2. Satz (9:53 min), Moderato (Poco allegretto)
Sehr gedanklich verspielt mit einer eher vorsichtigen und wachsamen Melodie, als wäre da im Hintergrund etwas bedrohliches verborgen. Richtig geraten, denn im Mittelteil kommt noch mal der Gedanke an den Krieg, es wird sehr hektisch. Schlagwerk, Blechbläser, äußerst eindringliche Streicher. Alles beruhigt sich wieder... wirklich ein sehr sehr schöner romantischer Satz mit freundlichem Klangcharakter.
3. Satz (16:22 min), Adagio
Akkorde, das Orchester verharrt fast auf der Stelle. Die Stelle wo man im Film an nachdenklichen Stellen das Gesicht des Schauspielers in Zeitlupe hat und nur noch Musik (quasi das retardierende Moment). Der Beginn ist recht langweilig es bewegt sich einfach nichts fort, maximal mezzoforte, Streicher als Hauptinstrument. Es wird nach 8 Minuten wieder mal laut, beruhigt sich aber gleich wieder, der Krieg scheint wieder viel weiter weg. Der Schluss wie der Anfang. Irgendwie kann ich mit diesem Satz nicht viel anfangen, aber das ist Geschmackssache.
4. Satz (16:17 min), Allegro non troppo
Anfangs noch Übergang vom 3.Satz, dann aber schnell, etwas hektisch, man wird in einen Kampf verstrickt. Man hört quasi die Gewehre und der Trubel überrollt einen. Alles ist irgendwie am rennen. Streicher, Einwürfe der Bläser, Schlagwerk etc. Nach 6 Minuten wieder ruhig. Die Ruhe NACH dem Sturm. Nach 12:30 Minuten wird’s endlich mehr Lautstärke, es zielt auf den Schluss, aber der schick des Kampfes wirkt immer noch ein wenig nach. Dann endlich nach 14 Minuten heroischer Siegestaumel der Soldaten.
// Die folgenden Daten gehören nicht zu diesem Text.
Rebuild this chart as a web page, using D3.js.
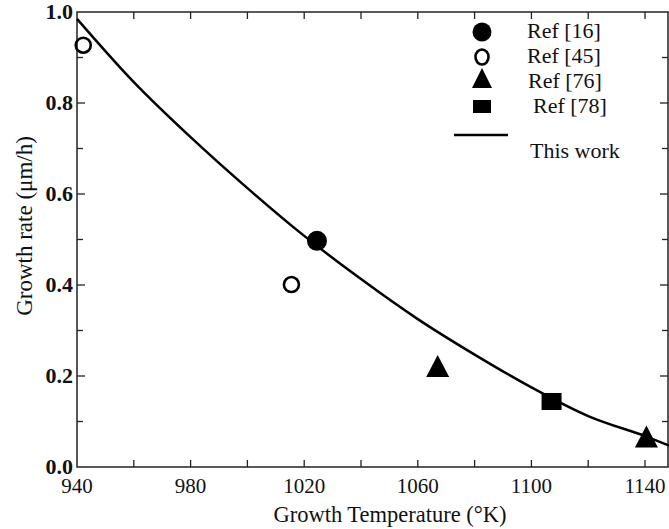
<html>
<head>
    <script src="https://d3js.org/d3.v7.min.js"></script>
    <style>
        body { margin: 0; background: #fff; }
    </style>
</head>
<body>
    <svg id="chart"></svg>
    <script>
        var W = 669, H = 529;

        // curve "This work"
        var fitT = [940, 960, 980, 1000, 1020, 1040, 1060, 1080, 1100, 1120, 1140, 1148.5];
        var fitRate = [0.985, 0.846, 0.725, 0.613, 0.508, 0.413, 0.325, 0.247, 0.175, 0.112, 0.068, 0.047];

        // reference points
        var ref16 = [[1024.5, 0.497]];
        var ref45 = [[942.2, 0.927], [1015.5, 0.401]];
        var ref76 = [[1067, 0.222], [1140.5, 0.067]];
        var ref78 = [[1107.1, 0.144]];

        var xMajor = [940, 980, 1020, 1060, 1100, 1140];
        var xMinor = [960, 980, 1000, 1020, 1040, 1060, 1080, 1100, 1120, 1140];
        var yMajor = [0.0, 0.2, 0.4, 0.6, 0.8, 1.0];
        var yMinor = [0.1, 0.2, 0.3, 0.4, 0.5, 0.6, 0.7, 0.8, 0.9];

        var legendLabels = ["Ref [16]", "Ref [45]", "Ref [76]", "Ref [78]", "This work"];

        var pL = 77, pR = 668, pT = 12, pB = 467;
        var serif = "Times New Roman, Times, Liberation Serif, Tinos, DejaVu Serif, serif";

        var x = d3.scaleLinear().domain([940, 1140]).range([pL, 645]);
        var y = d3.scaleLinear().domain([0, 1]).range([pB, pT]);

        var svg = d3.select("#chart").attr("width", W).attr("height", H)
            .style("font-family", serif);
        svg.append("rect").attr("width", W).attr("height", H).attr("fill", "#fff");

        // frame
        svg.append("rect")
            .attr("x", pL).attr("y", pT)
            .attr("width", pR - pL).attr("height", pB - pT)
            .attr("fill", "none").attr("stroke", "#222").attr("stroke-width", 1.5);

        var ticks = svg.append("g").attr("stroke", "#222").attr("stroke-width", 1.3);
        xMinor.forEach(function(d) {
            ticks.append("line").attr("x1", x(d)).attr("x2", x(d)).attr("y1", pB).attr("y2", pB - 7);
            ticks.append("line").attr("x1", x(d)).attr("x2", x(d)).attr("y1", pT).attr("y2", pT + 7);
        });
        yMinor.forEach(function(d) {
            var l = (Math.round(d * 10) % 2 == 0) ? 8 : 6;
            ticks.append("line").attr("x1", pL).attr("x2", pL + l).attr("y1", y(d)).attr("y2", y(d));
            ticks.append("line").attr("x1", pR).attr("x2", pR - l).attr("y1", y(d)).attr("y2", y(d));
        });

        svg.selectAll(".xl").data(xMajor).enter().append("text")
            .attr("x", function(d) { return x(d); })
            .attr("y", pB + 26)
            .attr("text-anchor", "middle")
            .style("font-family", serif)
            .attr("font-size", 21)
            .attr("fill", "#111")
            .text(function(d) { return d; });

        svg.selectAll(".yl").data(yMajor).enter().append("text")
            .attr("x", pL - 4)
            .attr("y", function(d) { return y(d) + 7; })
            .attr("text-anchor", "end")
            .style("font-family", serif)
            .attr("font-size", 22)
            .attr("font-weight", "bold")
            .attr("fill", "#111")
            .text(function(d) { return d.toFixed(1); });

        svg.append("text")
            .attr("x", 390).attr("y", 522)
            .attr("text-anchor", "middle").attr("font-size", 22.5)
            .style("font-family", serif).attr("fill", "#111")
            .text("Growth Temperature (\u00B0K)");

        svg.append("text")
            .attr("transform", "translate(32,226) rotate(-90)")
            .attr("text-anchor", "middle").attr("font-size", 23)
            .style("font-family", serif).attr("fill", "#111")
            .text("Growth rate (\u03BCm/h)");

        // fitted curve
        var line = d3.line()
            .x(function(d, i) { return x(d); })
            .y(function(d, i) { return y(fitRate[i]); })
            .curve(d3.curveCatmullRom);
        svg.append("path").datum(fitT)
            .attr("d", line)
            .attr("fill", "none").attr("stroke", "#000").attr("stroke-width", 2.5);

        function tri(cx, cy, w, h) {
            return "M" + cx + "," + (cy - h / 2) + "L" + (cx + w / 2) + "," + (cy + h / 2) + "L" + (cx - w / 2) + "," + (cy + h / 2) + "Z";
        }

        svg.selectAll(".r16").data(ref16).enter().append("circle")
            .attr("cx", function(d) { return x(d[0]); }).attr("cy", function(d) { return y(d[1]); })
            .attr("r", 10).attr("fill", "#000");
        svg.selectAll(".r45").data(ref45).enter().append("circle")
            .attr("cx", function(d) { return x(d[0]); }).attr("cy", function(d) { return y(d[1]); })
            .attr("r", 7.5).attr("fill", "none").attr("stroke", "#000").attr("stroke-width", 2.6);
        svg.selectAll(".r76").data(ref76).enter().append("path")
            .attr("d", function(d) { return tri(x(d[0]), y(d[1]), 23, 22); })
            .attr("fill", "#000");
        svg.selectAll(".r78").data(ref78).enter().append("rect")
            .attr("x", function(d) { return x(d[0]) - 10; }).attr("y", function(d) { return y(d[1]) - 8.5; })
            .attr("width", 20).attr("height", 17).attr("fill", "#000");

        // legend
        var lg = svg.append("g");
        var mx = 482;
        lg.append("circle").attr("cx", mx).attr("cy", 32).attr("r", 9.5).attr("fill", "#000");
        lg.append("ellipse").attr("cx", mx).attr("cy", 57).attr("rx", 6.5).attr("ry", 7.5).attr("fill", "none").attr("stroke", "#000").attr("stroke-width", 2.6);
        lg.append("path").attr("d", tri(mx, 78, 20, 20)).attr("fill", "#000");
        lg.append("rect").attr("x", mx - 9).attr("y", 100).attr("width", 18).attr("height", 13).attr("fill", "#000");
        lg.append("line").attr("x1", 454).attr("x2", 508).attr("y1", 135).attr("y2", 135)
            .attr("stroke", "#000").attr("stroke-width", 2.5);

        var lpos = [[527, 38], [527, 63], [528, 88], [533, 113], [530, 158]];
        legendLabels.forEach(function(t, i) {
            lg.append("text").attr("x", lpos[i][0]).attr("y", lpos[i][1])
                .style("font-family", serif).attr("fill", "#111")
                .attr("font-size", 22).text(t);
        });
    </script>
</body>
</html>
Zum Schluss natürlich tutti mit Pauken und Trompeten.
Aufnahme
Die Aufnahme hat eine exzellente Dynamik von ppp bis fff, was im 1.Satz ganz deutlich wird. Habe bisher keine CD gehört, die da mithalten könnte! Was man dazu sagen muss: Die Räumlichkeit und Plastizität, die diese CD vermittelt ist unglaublich! Man (bzw. ich) kann exakt hören: 1. in welcher Richtung ein Instrument sitzt und 2. was ich so bisher nicht kannte: wie weit entfernt es sitzt, ob ein anderes Instrument davor oder dahinter sitzt!!! Und 3. vielleicht ist das auch nur Einbildung, aber ich bilde mir ein, die Sitzhöhe der Spieler zu hören. Das ganze kommt besonders im ersten Satz zum tragen, weil sich diese zu Beginn freundliche Melodie immer mehr aufschaukelt. Auch die andere Sitzaufteilung des Orchesters ist sehr schön, meines Erachtens für dieses Werk genau richtig, das kommt so irgendwie viel besser rüber.
FAZIT
Aufnahmetechnisch absolute Spitzenklasse; bei SEHR WEIT aufgedrehter Lautstärke ist nicht das geringste Rauschen zu hören. Das ganze Orchester klingt sehr brillant und extrem präzise! Die Räumlichkeit ist wirklich genial. Zur Komposition: Shostakovich trifft ziemlich gut meinen „klassischen“ Musikgeschmack. Vor allem der erste Satz ist umwerfend und absolut emotional mitreißend! Mit dem dritten Satz konnte ich mich zwar gar nicht anfreunden, aber das ganze Werk ist sehr in sich stimmig und durchaus äußerst hörenswert!